— BEGIN —

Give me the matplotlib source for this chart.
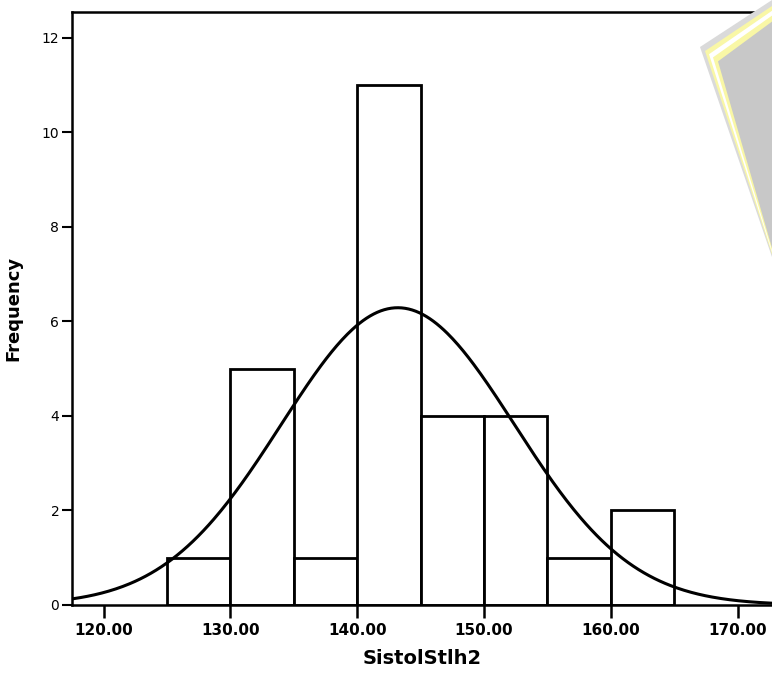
import numpy as np
import matplotlib

matplotlib.use("Agg")
import matplotlib.pyplot as plt
from matplotlib.patches import Polygon

# histogram of systolic pressure (bin width 5)
bin_edges = [125, 130, 135, 140, 145, 150, 155, 160, 165]
counts = [1, 5, 1, 11, 4, 4, 1, 2]
x_ticks = [120, 130, 140, 150, 160, 170]
y_ticks = [0, 2, 4, 6, 8, 10, 12]

# normal curve parameters
mean_val = 143.2
sd_val = 9.2
bin_width = 5

plt.rcParams.update({"font.family": "DejaVu Sans"})

W, H = 772, 689
fig = plt.figure(figsize=(W / 100, H / 100), dpi=100)
ax = fig.add_axes([0.093, 0.122, 0.907, 0.861])

lefts = np.array(bin_edges[:-1])
ax.bar(lefts, counts, width=np.diff(bin_edges), align="edge",
       color="white", edgecolor="black", linewidth=2.0, zorder=2)

n = sum(counts)
xs = np.linspace(117.5, 172.7, 400)
ys = n * bin_width / (sd_val * np.sqrt(2 * np.pi)) * np.exp(-0.5 * ((xs - mean_val) / sd_val) ** 2)
ax.plot(xs, ys, color="black", linewidth=2.2, zorder=3)

ax.set_xlim(117.5, 172.7)
ax.set_ylim(0, 12.55)
ax.set_xticks(x_ticks)
ax.set_xticklabels([f"{v:.2f}" for v in x_ticks], fontsize=11, fontweight="bold")
ax.set_yticks(y_ticks)
ax.set_yticklabels([str(v) for v in y_ticks], fontsize=10)
ax.tick_params(axis="x", length=9, width=1.8, direction="out", pad=4)
ax.tick_params(axis="y", length=7, width=1.5, direction="out", pad=2)

ax.spines["right"].set_visible(False)
for side in ("left", "top", "bottom"):
    ax.spines[side].set_linewidth(1.8)

ax.set_ylabel("Frequency", fontsize=13, fontweight="bold", labelpad=14)
ax.set_xlabel("SistolStlh2", fontsize=14, fontweight="bold", labelpad=8)

# faint logo mark in the upper right corner (pixel coords, top-left origin)
layers = [(0, "#dadada"), (5, "#f9f7a6"), (9, "#ffffff"), (13, "#f9f7a6"), (18, "#c8c8c8")]
for off, col in layers:
    pts = [(700 + off, 47 + off * 0.8), (772, off * 1.2), (772, 257 - off * 0.5)]
    poly = Polygon([(px / W, 1 - py / H) for px, py in pts], closed=True,
                   transform=fig.transFigure, facecolor=col, edgecolor="none",
                   zorder=0)
    fig.patches.append(poly)

fig.savefig("out.png", dpi=100)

— END —

WHAT TO PRODUCE:
From the first line above to the line containing "y_ticks = [0, 2, 4, 6, 8, 10, 12]", repeat each line exactly. Pictures stay out.

FINAL RESULT:
Give me the matplotlib source for this chart.
import numpy as np
import matplotlib

matplotlib.use("Agg")
import matplotlib.pyplot as plt
from matplotlib.patches import Polygon

# histogram of systolic pressure (bin width 5)
bin_edges = [125, 130, 135, 140, 145, 150, 155, 160, 165]
counts = [1, 5, 1, 11, 4, 4, 1, 2]
x_ticks = [120, 130, 140, 150, 160, 170]
y_ticks = [0, 2, 4, 6, 8, 10, 12]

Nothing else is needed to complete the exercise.